Owner of Tower 57 owes $9M in rent, claims landlord blocked resi conversion

Charles Cohen Can’t Convert Office Tower, May Surrender It
Cohen Bros’ Charles Cohen with 135 East 57th Street (Getty, Google Maps, New York County Clerk)

Add Tower 57 to Charles Cohen’s list of troubled office properties. In fact, the billionaire is looking to surrender the Midtown building to the owner of the land beneath it.

Earlier this year, the billionaire head of Cohen Brothers Realty defaulted on his ground lease at 135 East 57th Street for failing to pay rent, court records show.
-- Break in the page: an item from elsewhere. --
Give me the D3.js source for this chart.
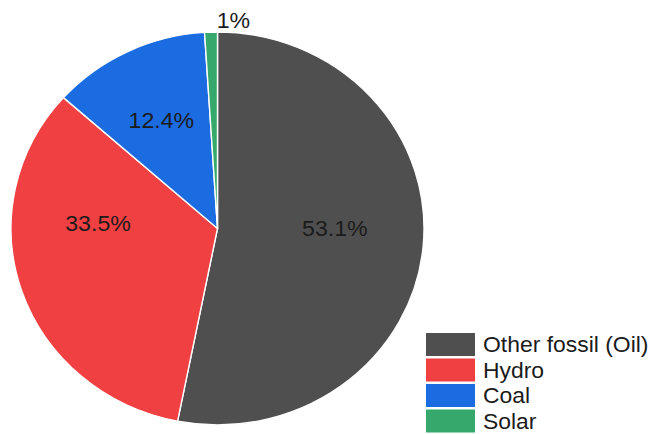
<!DOCTYPE html>
<html>
<head>
<meta charset="utf-8">
<script src="https://cdn.jsdelivr.net/npm/d3@7"></script>
<style>
  html, body { margin: 0; padding: 0; background: #fff; }
  svg { display: block; font-family: "Liberation Sans", Arial, sans-serif; }
</style>
</head>
<body>
<svg id="chart" width="652" height="434"></svg>
<script>
// Electricity generation mix (share of total, %)
const sources = ["Other fossil (Oil)", "Hydro", "Coal", "Solar"];
const shares = [53.1, 33.5, 12.4, 1.0];
const shareLabels = ["53.1%", "33.5%", "12.4%", "1%"];
const colors = ["#4f4f4f", "#f04042", "#1b6ce0", "#37a86b"];

// Layout
const W = 652, H = 434;
const cx = 217.5, cy = 228.5;
const rx = 206.5, ry = 196.5;           // pie is drawn slightly wider than tall
const sx = rx / ry;
const labelFrac = 0.6, outsideFrac = 1.1;
// fine adjustments of label anchors (px) relative to the arc centroid
const labelShift = [[-6, -12], [-2, -43], [-2, -2], [23, 8]];

const svg = d3.select("#chart");

const pie = d3.pie().sort(null).value(d => d.v).startAngle(0).endAngle(2 * Math.PI);
const data = sources.map((s, i) => ({ name: s, v: shares[i], label: shareLabels[i], color: colors[i], i }));
const arcs = pie(data);

const arc = d3.arc().innerRadius(0).outerRadius(ry);
const inLabelArc = d3.arc().innerRadius(ry * labelFrac).outerRadius(ry * labelFrac);
const outLabelArc = d3.arc().innerRadius(ry * outsideFrac).outerRadius(ry * outsideFrac);

const pieG = svg.append("g")
  .attr("transform", `translate(${cx},${cy}) scale(${sx},1)`);

pieG.selectAll("path")
  .data(arcs)
  .join("path")
  .attr("d", arc)
  .attr("fill", d => d.data.color)
  .attr("stroke", "#ffffff")
  .attr("stroke-width", 1.4)
  .attr("vector-effect", "non-scaling-stroke");

// Percentage labels: inside for large slices, above the pie for tiny ones
svg.append("g")
  .selectAll("g")
  .data(arcs)
  .join("g")
  .attr("transform", d => {
    const small = d.data.v < 3;
    const c = (small ? outLabelArc : inLabelArc).centroid(d);
    const s = labelShift[d.data.i];
    return `translate(${cx + c[0] * sx + s[0]},${cy + c[1] + s[1]}) scale(${sx},1)`;
  })
  .append("text")
  .attr("dy", "0.35em")
  .attr("text-anchor", "middle")
  .attr("font-size", 22)
  .attr("fill", "#1b1b1b")
  .text(d => d.data.label);

// Legend
const legend = svg.append("g").attr("transform", "translate(426,333)");
const rowH = 25.5;
const items = legend.selectAll("g")
  .data(data)
  .join("g")
  .attr("transform", (d, i) => `translate(0,${i * rowH})`);

items.append("rect")
  .attr("width", 49)
  .attr("height", 23)
  .attr("fill", d => d.color);

items.append("g")
  .attr("transform", `translate(57,11.5) scale(${sx},1)`)
  .append("text")
  .attr("dy", "0.35em")
  .attr("font-size", 21.8)
  .attr("fill", "#1b1b1b")
  .text(d => d.name);
</script>
</body>
</html>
His landlord, William Wallace, sued to evict the building owner, citing $9 million in rent arrears and $4.2 million in overdue property taxes.

In a July email to Wallace, Cohen said the trouble stems from “substantial vacancy” at the Billionaires’ Row tower and weak demand for office space.

But in an affidavit submitted a few months later he blamed Wallace, too.

In that filing, Cohen claimed he wanted to convert the office tower into a residential condominium, “the highest and best use of the building,” but the owner of the land beneath it “arbitrarily and in bad faith refused.”

“Any alleged default in paying net rent has resulted from landlord’s unreasonable refusal to consent to a conversion of the building to residential use,” Cohen added.

Wallace’s suit was dismissed last week on a technicality but an entity tied to him filed a similar suit days later.

In October, Cohen opened an arbitration proceeding over Wallace’s move to terminate their lease. But in the summer, he had said because the ground owner rejected the conversion to apartments, he wants out of the lease altogether.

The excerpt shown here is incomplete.